# [DATA FOR THIS TASK]
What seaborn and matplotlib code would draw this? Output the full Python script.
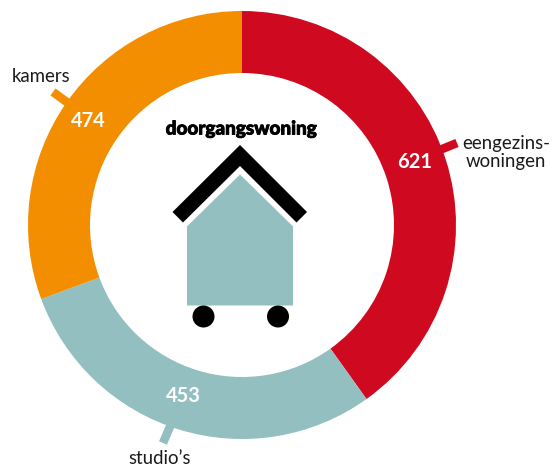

--

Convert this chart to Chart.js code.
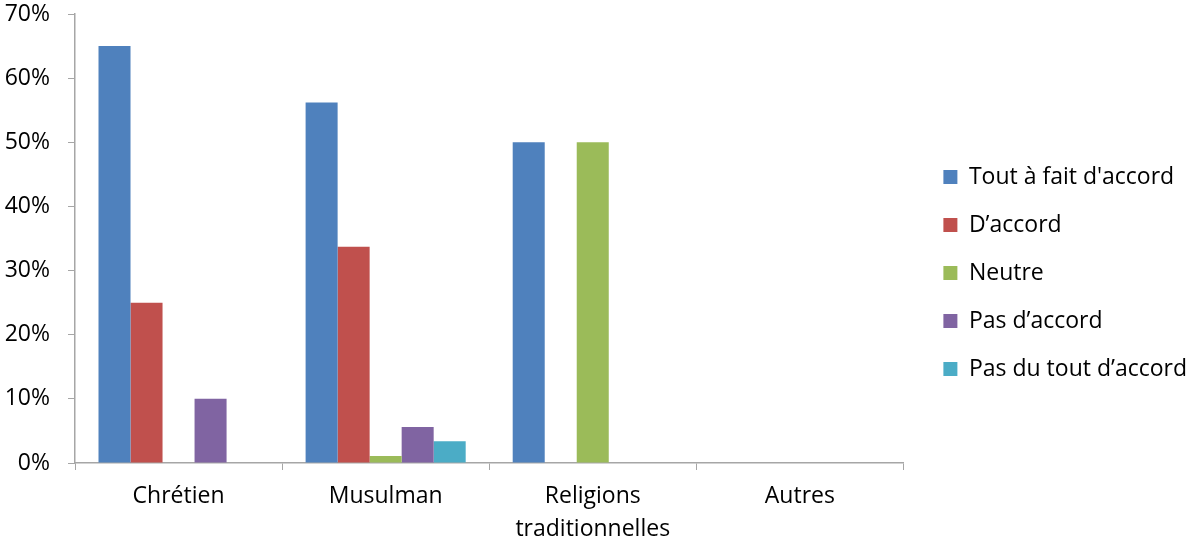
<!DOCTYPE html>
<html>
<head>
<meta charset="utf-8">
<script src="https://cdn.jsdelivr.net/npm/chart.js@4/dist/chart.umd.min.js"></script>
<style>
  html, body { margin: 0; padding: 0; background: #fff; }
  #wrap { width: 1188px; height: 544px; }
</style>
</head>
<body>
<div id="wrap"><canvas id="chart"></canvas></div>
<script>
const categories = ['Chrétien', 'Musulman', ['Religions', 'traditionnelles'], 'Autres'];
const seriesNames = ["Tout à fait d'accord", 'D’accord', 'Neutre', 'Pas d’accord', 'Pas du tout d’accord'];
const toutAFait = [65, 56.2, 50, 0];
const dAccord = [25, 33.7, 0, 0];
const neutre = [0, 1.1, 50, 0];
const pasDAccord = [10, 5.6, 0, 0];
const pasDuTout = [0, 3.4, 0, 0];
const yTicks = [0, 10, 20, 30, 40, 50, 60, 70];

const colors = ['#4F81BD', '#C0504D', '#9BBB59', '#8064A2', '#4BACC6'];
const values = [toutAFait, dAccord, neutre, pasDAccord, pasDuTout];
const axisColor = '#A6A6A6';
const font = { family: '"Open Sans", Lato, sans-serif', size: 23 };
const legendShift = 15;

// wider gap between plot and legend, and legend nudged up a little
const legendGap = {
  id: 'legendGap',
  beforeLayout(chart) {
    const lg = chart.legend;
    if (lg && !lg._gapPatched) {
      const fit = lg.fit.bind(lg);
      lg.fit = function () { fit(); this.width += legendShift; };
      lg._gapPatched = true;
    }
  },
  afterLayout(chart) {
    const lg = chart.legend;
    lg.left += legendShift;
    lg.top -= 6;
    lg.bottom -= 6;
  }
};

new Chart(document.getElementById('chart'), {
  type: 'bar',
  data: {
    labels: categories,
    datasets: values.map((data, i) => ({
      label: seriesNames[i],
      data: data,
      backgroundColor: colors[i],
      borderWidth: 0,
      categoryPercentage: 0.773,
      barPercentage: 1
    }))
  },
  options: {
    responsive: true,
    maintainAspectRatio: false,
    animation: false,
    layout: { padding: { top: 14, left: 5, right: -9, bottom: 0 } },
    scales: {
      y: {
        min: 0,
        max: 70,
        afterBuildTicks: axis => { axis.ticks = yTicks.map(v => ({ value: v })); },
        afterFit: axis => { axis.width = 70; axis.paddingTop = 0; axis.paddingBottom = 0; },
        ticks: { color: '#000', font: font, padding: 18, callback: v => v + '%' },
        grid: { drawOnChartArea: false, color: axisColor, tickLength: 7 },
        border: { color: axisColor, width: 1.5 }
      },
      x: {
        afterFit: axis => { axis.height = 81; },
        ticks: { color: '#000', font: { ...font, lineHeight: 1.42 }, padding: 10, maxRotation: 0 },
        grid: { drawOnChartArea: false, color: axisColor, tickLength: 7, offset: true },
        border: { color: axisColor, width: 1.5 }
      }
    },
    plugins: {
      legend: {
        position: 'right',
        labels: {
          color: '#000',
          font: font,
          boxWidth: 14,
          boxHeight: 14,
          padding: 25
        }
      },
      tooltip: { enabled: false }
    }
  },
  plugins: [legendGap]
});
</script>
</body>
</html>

# [GIVEN EXERCISE]
Copy exactly the stretch of lines that starts at the line holding "Convert this chart to Chart.js code." and ends at the line holding "const legendShift = 15;". Drop the pictures.

# [ANSWER BELOW]
Convert this chart to Chart.js code.
<!DOCTYPE html>
<html>
<head>
<meta charset="utf-8">
<script src="https://cdn.jsdelivr.net/npm/chart.js@4/dist/chart.umd.min.js"></script>
<style>
  html, body { margin: 0; padding: 0; background: #fff; }
  #wrap { width: 1188px; height: 544px; }
</style>
</head>
<body>
<div id="wrap"><canvas id="chart"></canvas></div>
<script>
const categories = ['Chrétien', 'Musulman', ['Religions', 'traditionnelles'], 'Autres'];
const seriesNames = ["Tout à fait d'accord", 'D’accord', 'Neutre', 'Pas d’accord', 'Pas du tout d’accord'];
const toutAFait = [65, 56.2, 50, 0];
const dAccord = [25, 33.7, 0, 0];
const neutre = [0, 1.1, 50, 0];
const pasDAccord = [10, 5.6, 0, 0];
const pasDuTout = [0, 3.4, 0, 0];
const yTicks = [0, 10, 20, 30, 40, 50, 60, 70];

const colors = ['#4F81BD', '#C0504D', '#9BBB59', '#8064A2', '#4BACC6'];
const values = [toutAFait, dAccord, neutre, pasDAccord, pasDuTout];
const axisColor = '#A6A6A6';
const font = { family: '"Open Sans", Lato, sans-serif', size: 23 };
const legendShift = 15;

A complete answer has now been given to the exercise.